BOOK & BLOG
December 2, 2007
Book of the Week: HALFWAY TO THE GRAVE by Jeaniene Frost and AGNES AND THE HIT MAN by Jennifer Crusie and Bob Mayer
I just finished Jeaniene Frost’s HALFWAY TO THE GRAVE, a book I’d been curious about for some time due to reader comments on the website. I admit to having some issues with the character and plot development in Frost’s book, but the premise (a half-vampire half-human bent on executing all vampires meets and bonds with a vampire hitman) was interesting enough to carry me through the book.
Catherine “Cat” Crawfield is certainly a strong character; she began trolling for vampires in bars when she was sixteen in an attempt to please her mother, who was allegedly raped by a vampire. Though Cat gets involved in this terrible lifestyle to please her mother, she seems to get nothing in return, and the grandparents with whom the two live are not warm fuzzy characters either. It seems a bit hard to believe that Cat, tough and capable but ready to love, came from this stony ground; and not meeting Cat’s family until the book is halfway over doesn’t help.
But still, when Cat meets Bones, the vampire hitman, sparks fly pretty quickly, and soon the two are heavily involved. Bones says that he’s one of the good vampires, and it’s the bad vampires he’s killing. Then the government intervenes, and to save her mother Cat must agree to work for them and abandon Bones. This is the sorry note ending the first book. Somehow, I think they’ll get back together . . . both characters have a lot of lively charm.
Right now I’m working on AGNES AND THE HIT MAN, a collaborative book written by Jennifer Crusie and Bob Mayer. Agnes, a great cook with quite a temper, and Shane, a government hitman, meet under strange circumstances. Agnes is a bit homicidal herself, and during the course of the books she learns to embrace her inner killer, a touch I didn’t quite expect. Her best friend advises Agnes to stop trying to act like she’s nice, when she’s really nothing of the sort; and this bit of reality shakes Agnes’s self-image. Shane becomes more responsive and Agnes learns some restraint as they romp through this adventure, which includes a missing five million dollars, a dead dad (two), a terrible mom (at least one), and a group of people are who paired off all wrong.
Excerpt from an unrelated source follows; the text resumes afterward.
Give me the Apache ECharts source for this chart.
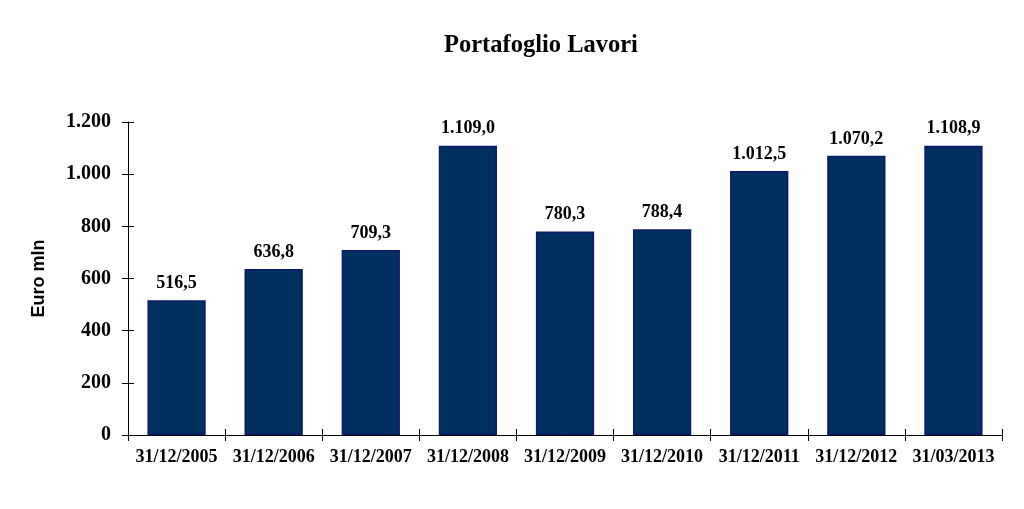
<!DOCTYPE html>
<html><head><meta charset="utf-8">
<script src="https://cdn.jsdelivr.net/npm/echarts@6/dist/echarts.min.js"></script>
<style>html,body{margin:0;padding:0;background:#fff}#c{width:1024px;height:509px}</style>
</head><body><div id="c"></div>
<script>
var categories = ['31/12/2005','31/12/2006','31/12/2007','31/12/2008','31/12/2009','31/12/2010','31/12/2011','31/12/2012','31/03/2013'];
var values = [516.5, 636.8, 709.3, 1109.0, 780.3, 788.4, 1012.5, 1070.2, 1108.9];
var yTicks = [0, 200, 400, 600, 800, 1000, 1200];

function fmtInt(v){ return String(Math.round(v)).replace(/\B(?=(\d{3})+(?!\d))/g, '.'); }
function fmtDec(v){ var p = v.toFixed(1).split('.'); return p[0].replace(/\B(?=(\d{3})+(?!\d))/g, '.') + ',' + p[1]; }

var serif = '"Liberation Serif", "Times New Roman", serif';
var chart = echarts.init(document.getElementById('c'));
var grid = {left:128, right:22, top:122, bottom:74, containLabel:false};
chart.setOption({
  animation:false,
  title:{text:'Portafoglio Lavori', left:439, top:28, textStyle:{fontFamily:serif, fontWeight:'bold', fontSize:24.5, color:'#000'}},
  grid:[grid, grid],
  xAxis:[
    {type:'category', data:categories, gridIndex:0,
     axisLine:{lineStyle:{color:'#000', width:1}},
     axisTick:{show:true, inside:false, length:6, lineStyle:{color:'#000'}},
     axisLabel:{fontFamily:serif, fontWeight:'bold', fontSize:18, color:'#000', margin:13, interval:0}},
    {type:'category', data:categories, gridIndex:1, position:'bottom',
     axisLine:{show:false},
     axisTick:{show:true, inside:true, length:6, lineStyle:{color:'#000'}},
     axisLabel:{show:false}}
  ],
  yAxis:[
    {type:'value', min:0, max:1200, interval:200, gridIndex:0,
     name:'Euro mln', nameLocation:'middle', nameGap:80, nameRotate:90,
     nameTextStyle:{fontFamily:'"Liberation Sans", Arial, sans-serif', fontWeight:'bold', fontSize:18, color:'#000'},
     axisLine:{show:true, lineStyle:{color:'#000', width:1}},
     axisTick:{show:true, inside:false, length:6, lineStyle:{color:'#000'}},
     splitLine:{show:false},
     axisLabel:{fontFamily:serif, fontWeight:'bold', fontSize:20, color:'#000', margin:17, formatter:function(v){return fmtInt(v);}}},
    {type:'value', min:0, max:1200, interval:200, gridIndex:1, position:'left',
     axisLine:{show:false},
     axisTick:{show:true, inside:true, length:6, lineStyle:{color:'#000'}},
     splitLine:{show:false}, axisLabel:{show:false}}
  ],
  series:[{
    type:'bar', data:values, xAxisIndex:0, yAxisIndex:0, barWidth:'60%',
    itemStyle:{color:'#00305f', borderColor:'#0b1a6b', borderWidth:1.5},
    label:{show:true, position:'top', distance:8, fontFamily:serif, fontWeight:'bold', fontSize:18, color:'#000',
      formatter:function(p){return fmtDec(p.value);}}
  }]
});
</script></body></html>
This book is great fun and has lots of original touches that I really enjoyed.
I’m coming off a crummy week where I got very little accomplished in the professional way, and actually not much accomplished personally, either. Family stuff took up a huge chunk of my week, as it does when you have a real life.
On the other hand, writing is part of my real life, too, and I’ve really missed it. My novella chugged along a bit, I read some stories for the next anthology Toni L.P. Kelner and I are editing, and I began to think about what to say to the authors about little changes we feel need to be made to a couple of those stories.
Though most writers are intelligent and realistic people, no one in the world likes to find out they did something less than perfectly, right? And no matter how experienced the writer, he/she doesn’t enjoy getting notes from another writer. “Why, I can out-write her with one hand tied behind my back!” I can picture contributors snarling, as they read our suggestions. This certainly may be true. But as I’ve had to admit over the years, the person who wrote the story/book/poem is the last one to see the glaring errors that others seem to spot so easily.
I hope tomorrow things will be a little more back to normal whatever that is and I can get some work done. I have a list of Christmas things to do, but I need to work. I can get the Christmas stuff done in two days if I really focus: the writing needs to be completed pronto. So wish me luck this week as I try to juggle an invalid daughter and household stuff with the needs of my profession. I know most of you do the same thing every week, it’s just that your job is different. Maybe we all need an extra dose of patience at this time of the year.